‘The Food Club’: Light seniors comedy with just the right twist of truth

Eat Pray Search: Three life-long friends find renewal in Danish comedy ‘The Food Club’.

THE FOOD CLUB *** (99 minutes; subtitled) M
An unexpected dose of latter-life liberation comes to three life-long girlfriends in a charming, ultra-lite Danish comedy designed for seniors who like a bit of dirty talk along with their life-affirming life lessons.

It’s a universal truth now widely recognized that one of the joys in cinema is watching elderly characters behaving precisely how they’re not supposed to.

That’s the raison d’être of director Barbara Topsoe-Rothenborg’s delightful, if disposable wisp of a film as it defies stereotypes and pleasantly plugs the central message behind the recent tsunami of films for and about the older demo – The Exotic Marigold Hotel; Going in Style; It’s Complicated, Something’s Gotta Give; The Intern, etc etc; – that it’s never too late to hit refresh on life and get the most out of what remains of it.

After a bit of snooping that involves peering through a bedroom window, loyal wife and business partner Marie (Kirsten Olesen) discovers her marriage of 44 years to Henrik (Peter Hesse Overgaard) is a sham when she catches her husband in in flagrante delicto.

Angry, yet pathetically optimistic about a reconciliation, she heads off to a scenic retreat in Puglia, Italy with her two best pals Berling (Kirsten Olesen) and Vanja (Kirsten Lehfeldt). There, cooking becomes a neat metaphor for life as the three of them engage in late-life gear changes.

For Berling, a hedonistic life has nonetheless left her discontented; Vanja is still preoccupied with her late husband and her dog; and Marie has to learn that the difference between an excuse-making husband and a rat doesn’t let a lot of light through.

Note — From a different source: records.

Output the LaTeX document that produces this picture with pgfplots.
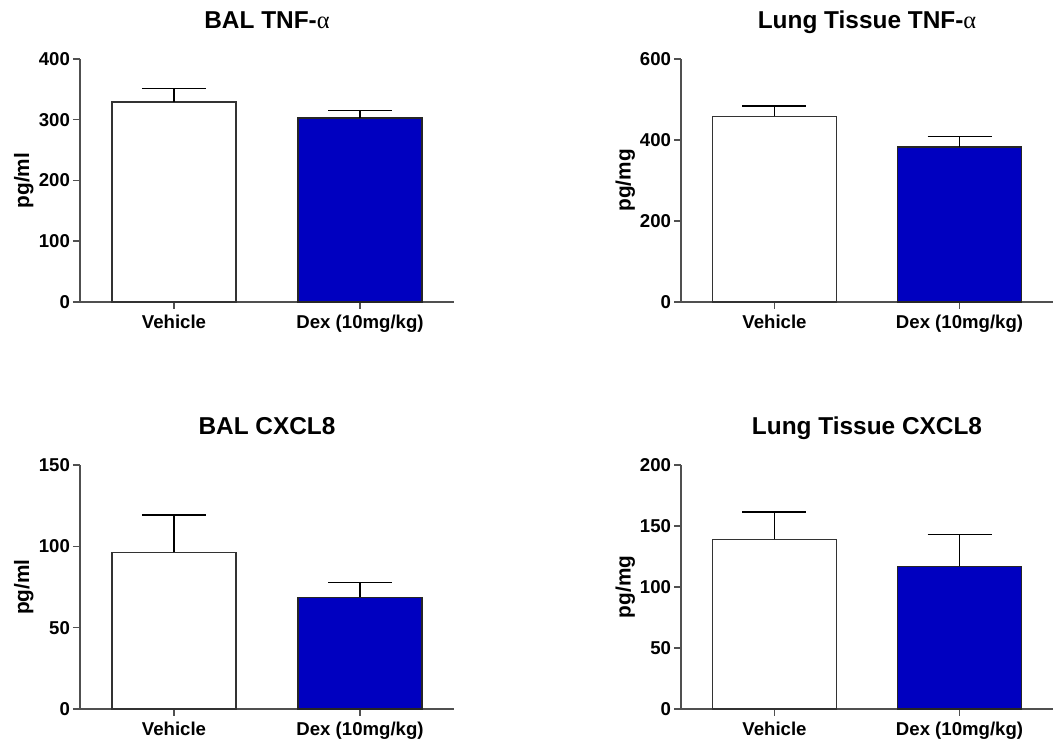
\documentclass[border=0pt]{standalone}
\usepackage{fontspec}
\setmainfont{Liberation Sans}
\newfontfamily\greek{Liberation Serif}
\usepackage{pgfplots}
\pgfplotsset{compat=1.18}
\definecolor{dexblue}{RGB}{0,0,192}
\definecolor{axgray}{RGB}{80,80,80}
\pgfplotsset{
 panel/.style={
  scale only axis, anchor=south west,
  xmin=-0.505, xmax=1.505, ymin=0,
  axis x line*=bottom, axis y line*=left,
  axis line style={-, draw=axgray, line width=0.75pt},
  tick style={draw=axgray, line width=0.75pt},
  tick align=outside, major tick length=3.5pt,
  minor tick num=0,
  xtick={0,1}, xticklabels={Vehicle, Dex (10mg/kg)},
  /pgf/number format/assume math mode=true,
  ticklabel style={font=\fontsize{9.3}{11}\selectfont\bfseries},
  yticklabel style={xshift=2pt},
  xticklabel style={yshift=0.5pt},
  every axis y label/.style={at={(axis description cs:-0.15,0.5)}, rotate=90, anchor=center, font=\fontsize{10.4}{12}\selectfont\bfseries},
  every axis title/.style={at={(axis description cs:0.5,1)}, anchor=base, yshift=15.25pt, font=\fontsize{12.2}{14}\selectfont\bfseries},
  bar width=62pt,
  clip=false,
 },
 vbar/.style={ybar, bar shift=0pt, fill=white, draw=black!80, line width=0.7pt,
   error bars/.cd, y dir=plus, y explicit, error mark options={rotate=90, mark size=16pt, line width=0.7pt, black}, error bar style={line width=0.7pt, black}},
 dbar/.style={ybar, bar shift=0pt, fill=dexblue, draw=black!85, line width=0.7pt,
   error bars/.cd, y dir=plus, y explicit, error mark options={rotate=90, mark size=16pt, line width=0.7pt, black}, error bar style={line width=0.7pt, black}},
}
\begin{document}
\begin{tikzpicture}
\path[use as bounding box] (0,0) rectangle (527pt,371pt);
% Panel 1
\begin{axis}[panel, at={(40pt,220pt)}, width=187pt, height=121.5pt,
  ymax=400, ytick={0,100,200,300,400}, ylabel={pg/ml},
  title={BAL TNF-{\greek\mdseries α}}]
\addplot[vbar] coordinates {(0,329) +- (0,22)};
\addplot[dbar] coordinates {(1,303) +- (0,12)};
\end{axis}
% Panel 2
\begin{axis}[panel, at={(340.5pt,220pt)}, width=186pt, height=121.5pt,
  ymax=600, ytick={0,200,400,600}, ylabel={pg/mg},
  title={Lung Tissue TNF-{\greek\mdseries α}}]
\addplot[vbar] coordinates {(0,458) +- (0,26)};
\addplot[dbar] coordinates {(1,383) +- (0,26)};
\end{axis}
% Panel 3
\begin{axis}[panel, at={(40pt,16.5pt)}, width=187pt, height=122pt,
  ymax=150, ytick={0,50,100,150}, ylabel={pg/ml},
  title={BAL CXCL8}]
\addplot[vbar] coordinates {(0,96.3) +- (0,23)};
\addplot[dbar] coordinates {(1,68.7) +- (0,9)};
\end{axis}
% Panel 4
\begin{axis}[panel, at={(340.5pt,16.5pt)}, width=186pt, height=122pt,
  ymax=200, ytick={0,50,100,150,200}, ylabel={pg/mg},
  title={Lung Tissue CXCL8}]
\addplot[vbar] coordinates {(0,139) +- (0,22.5)};
\addplot[dbar] coordinates {(1,117) +- (0,26)};
\end{axis}
\end{tikzpicture}
\end{document}
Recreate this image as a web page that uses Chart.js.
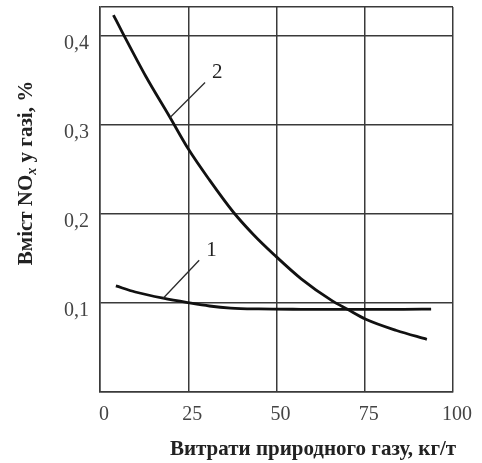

Apart from the scenery and the energetic lead performances, the best things about The Food Club – which really should have stuck with its magnificent original title Madklubben – are the little gems of liberating honesty that spark up when each character hits their moment of truth.

These scenes are well-crafted and connect nicely to the film’s opening scenes showing the trio as young women fighting for equal rights. It’s as though they’re finally getting a meaningful pay off.